Paxman quits: why did he go with juicy election coming up?

May 1, 2014
Jack Bremer

Fed up with politicians and fed up with BBC execs is the consensus. Now, will Eddie Mair get his job?

Dan Kitwood/Getty Images

JEREMY PAXMAN'S decision to quit Newsnight has raised eyebrows in media circles: why would one of British television's greatest interviewers of politicians leave his job before the upcoming general election and not after?

He's been the programme's main presenter for 25 years – and that's a neat milestone. But surely, in the build-up to an election that's likely to be a very close race, one last chance to make the political classes squirm would be irresistible? 

He is after all - in the words of The Independent - a man who can "demolish the credibility of an obfuscating politician with a mere facial expression of disbelief".

The consensus is that he's become so jaded with quizzing politicians that enough is enough. He admitted himself yesterday that he had wanted to go last year and only stayed on to help the programme through the awkward Jimmy Savile saga.

But it is also clear he's increasingly fed up with the Beeb - he recently described his employers as "smug" - while industry gossip says he does not see eye to eye with Newsnight's new editor, Ian Katz, who wants to puts his own stamp on the 2015 general election coverage when it gets underway this autumn.

Quentin Letts in the Daily Mail says that he when saw Paxman in the flesh the other day "he looked grizzled, crumpled, spent. Still handsome yes. But weary. Professionally jaded, and not just by the years."

Letts added: "It is hard to blame him for wanting to pack it in. There is only so much a man can take of shysters and fraudsters, and ­Jeremy has had to interview more than his fair share of them."

Roy Greenslade, media watcher at The Guardian, says Paxman's heart hasn't been in it for a while: "He has often appeared bored with the task of interviewing people, treating them either with disdain or a kind of synthetic hostility." 

He adds: "Over time, his scepticism towards the ministers and MPs forced to undergo a grilling from him turned into cynicism.

"Eventually, that showed through in his on-air manner. Occasional amusing impertinence turned into outright scorn. He had no time for them, and he didn't try to hide it."

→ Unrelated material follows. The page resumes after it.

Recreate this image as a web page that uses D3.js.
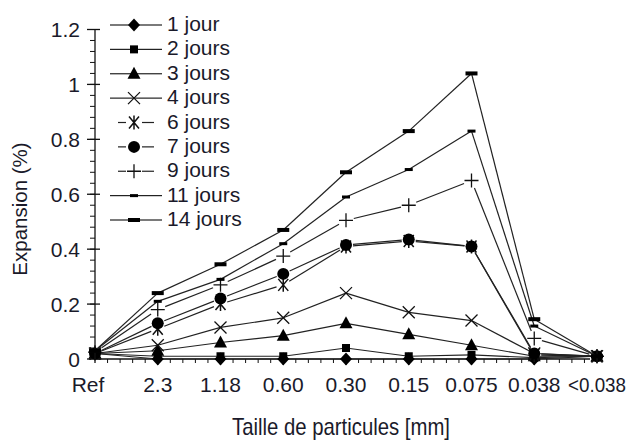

Greenslade doesn't say specifically that there's been a problem with Katz, but he does point out: "It is a pity that his [Paxman's] changed attitude should have coincided with the arrival as editor of Ian Katz, the former Guardian deputy editor.

"The qualities I noted in the young Paxman were exactly those I also spotted in the young Katz. They were, and probably remain, very alike. And I believe that if they had met and worked together earlier they would have made a formidable team."

What is remarkable about the warm goodbyes Paxman is getting from the press is that they come from far and wide, and include the Daily Mail, which rarely misses an opportunity to have a dig at the BBC. 

The paper's made an exception this time because Paxman, despite being one of the corporation's highest paid presenters (about £1m a year, it's thought), has made his own frustrations with the BBC very apparent.

They came to a head recently when in an interview he called the corporation "smug" and said: “There’s a pile of stuff on the BBC I can’t stand”.

His "idea of hell", he said, was to find himself in a BBC lift in New Broadcasting House ("that ghastly building") with Radio 1 Xtra playing. "I don't quite understand why the BBC does Radio 1 Xtra. I don't really understand why it does Radio 1. Clearly, you can meet those needs commercially."

It brought a furious response from Radio 1's controller, Ben Cooper, who suggested Paxo should keep his views under control and insisted that commercial radio was unable to match the BBC's quality of output. 

So, we may never see again a TV interview like the infamous 1997 one with Michael Howard, the then Tory Home Secretary, when Paxman fired the same question at him more than a dozen times (Paxman has since suggested he did it to fill time, because the next item wasn't ready to roll). 

But he will continue to present University Challenge and his name is bound to come up when David Dimbleby finally jumps or is pushed from Question Time.

As for his replacement in the Newsnight chair, the bookmakers seem keen that it should be a woman and have Laura Kuenssberg, Mishal Husain and Emily Maitlis in the frame. 

The bookies also have some men's names to offer – including some nonsensical suggestions, topped by Piers Morgan – but the smart money is on Eddie Mair, the Radio 4 PM presenter who proved a hit on TV when he stood in for Andrew Marr and gave Boris Johnson a good seeing-to.

More significantly perhaps, it was Mair who stepped in to present Newsnight on the day in November 2012 when the programme had to deliver a public apology to Lord McAlpine. Mair ended the programme by saying: “Newsnight will be back on Monday, probably.”